Business leaders have pledged to work with the Isle of Government on a ‘way forward’ to protect the future of the island’s hospitality industry.
It comes weeks after trade representatives expressed concerns that bars, pubs, cafes and restaurants across the island were lurching towards a ‘crisis point’.
Last month an emergency ‘call to arms’ meeting was held at the Creg Ny Baa with members of the Licensed Victuallers’ Association (LVA), the Isle of Man Restaurateurs’ Association and representatives from the wider hospitality sector.
Those talks led to the LVA issuing a damning statement which called for changes to minimum wage legislation and taxes, a plea which was backed by the Chamber of Commerce who said that financial pressure was mounting on many businesses ‘day by day’.
Treasury Minister Alex Allinson and Enterprise Minister Tim Johnston met with representatives from the island’s hospitality industry late last month to discuss their concerns.
Both the Department for Enterprise and the island’s LVA have joined forced to issue a joint statement on those talks.
Tim Johnston MHK, Minister for Enterprise, said: ‘It is clear that the collective voice of the industry is that there is a need for Government to act quickly to mitigate concerns raised by the hospitality sector, as well as to maintain a dialogue to secure the continued vibrancy of the Isle of Man’s hospitality offering over the short, medium and long term.
‘We are listening, and I am keen to ensure the communication lines remain open with the sector.
‘As such, I have asked the Business Agency to continue this momentum and work with representatives of the sector to develop options for a way forward as an absolute priority which are affordable, sustainable and fair.’
Some of the concerns recently voiced by leaders in the island’s hospitality industry were discussed during last week’s House of Keys sitting.
Questions were raised by members regarding what the Department of Enterprise and the Treasury could do to support businesses.
One suggestion was to lower the level of Value Added Tax (VAT) levied on Manx businesses.
The Isle of Man’s VAT rate is currently set at 20%, the same as it is in the UK although what we pay is significantly higher than the other Crown Dependencies because they don’t have the tax-sharing agreement that we do with the UK.
In Jersey, the VAT figure is 5% while in Guernsey there is no VAT or any other consumption tax.
But Treasury Minister Dr Alex Allinson said reducing the VAT rate was not a viable option.
He said: ‘The VAT sharing agreement we have with the United Kingdom is crucially important to government finances, making up around 28% of our annual income.
‘VAT revenue from the hospitality sector is a large proportion of the total, and this revenue is used to fund general expenditure.

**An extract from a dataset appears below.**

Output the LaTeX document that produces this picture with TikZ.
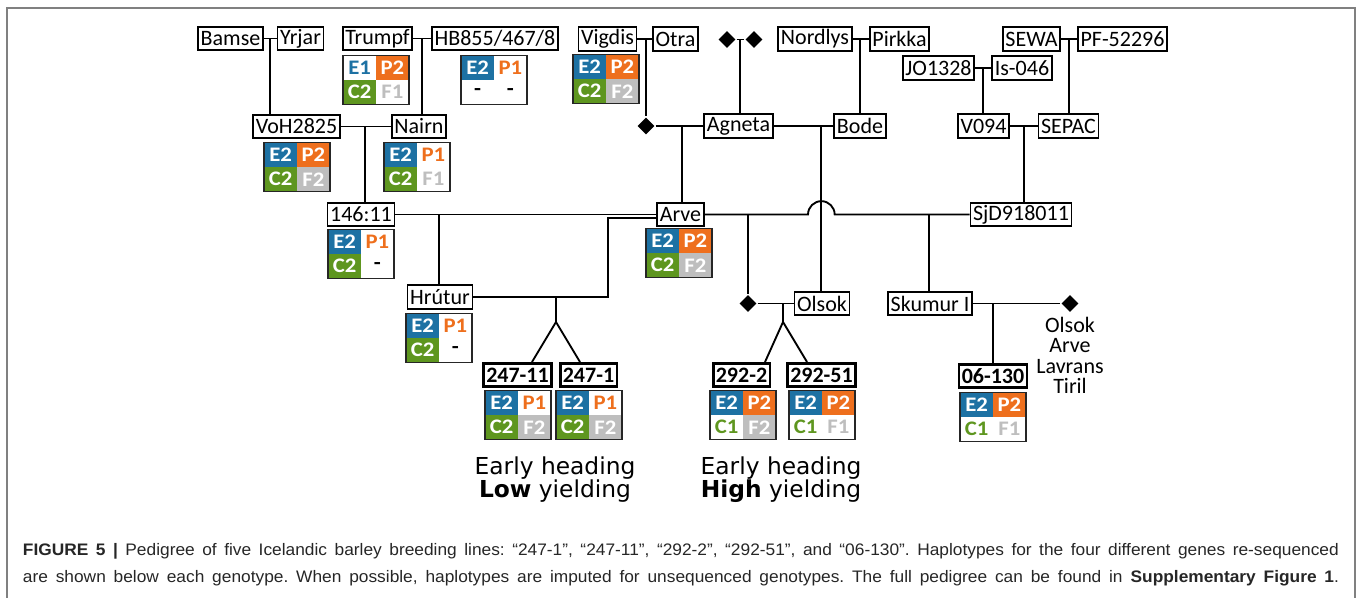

Any reductions in the rate, whether temporary or permanent, needs to be offset from elsewhere through additional taxation or a reduction in services or expenditure.
‘There are various groups in the United Kingdom who have similarly been lobbying the UK Government for VAT rates in the hospitality sector to be reduced to 12.5%. Were that to happen in the UK, we would follow suit because of the VAT sharing agreement.’

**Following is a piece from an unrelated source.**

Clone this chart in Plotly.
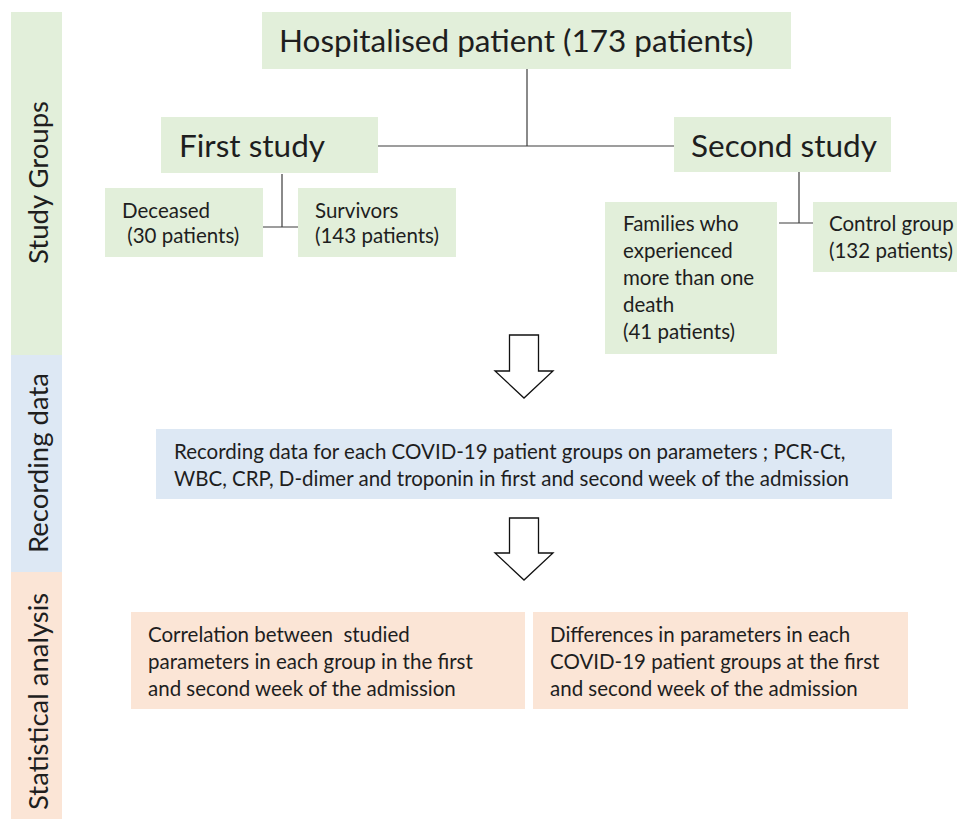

In the joint statement released last week, Andy Gibbs, Chair of the LVA said the hospitality sector welcomes the acknowledgement from government.
He said: ‘This week has seen further conversation with the Isle of Man Government.
‘Our concerns were made clear in our press release, and we have agreed to now work with the Department for Enterprise to develop more detail around options for support which will achieve the desired outcomes for our industry.
‘This will allow us to maintain and improve our offering for residents and tourists, whilst being able to operate as commercially viable businesses – and importantly before the TT Races in the coming weeks.
‘We have also agreed on a structure to support a cohesive voice for the sector going forwards.
‘We welcome the acknowledgement of our concerns by government and hope the message that we need support quickly if our businesses are able to survive has been received.’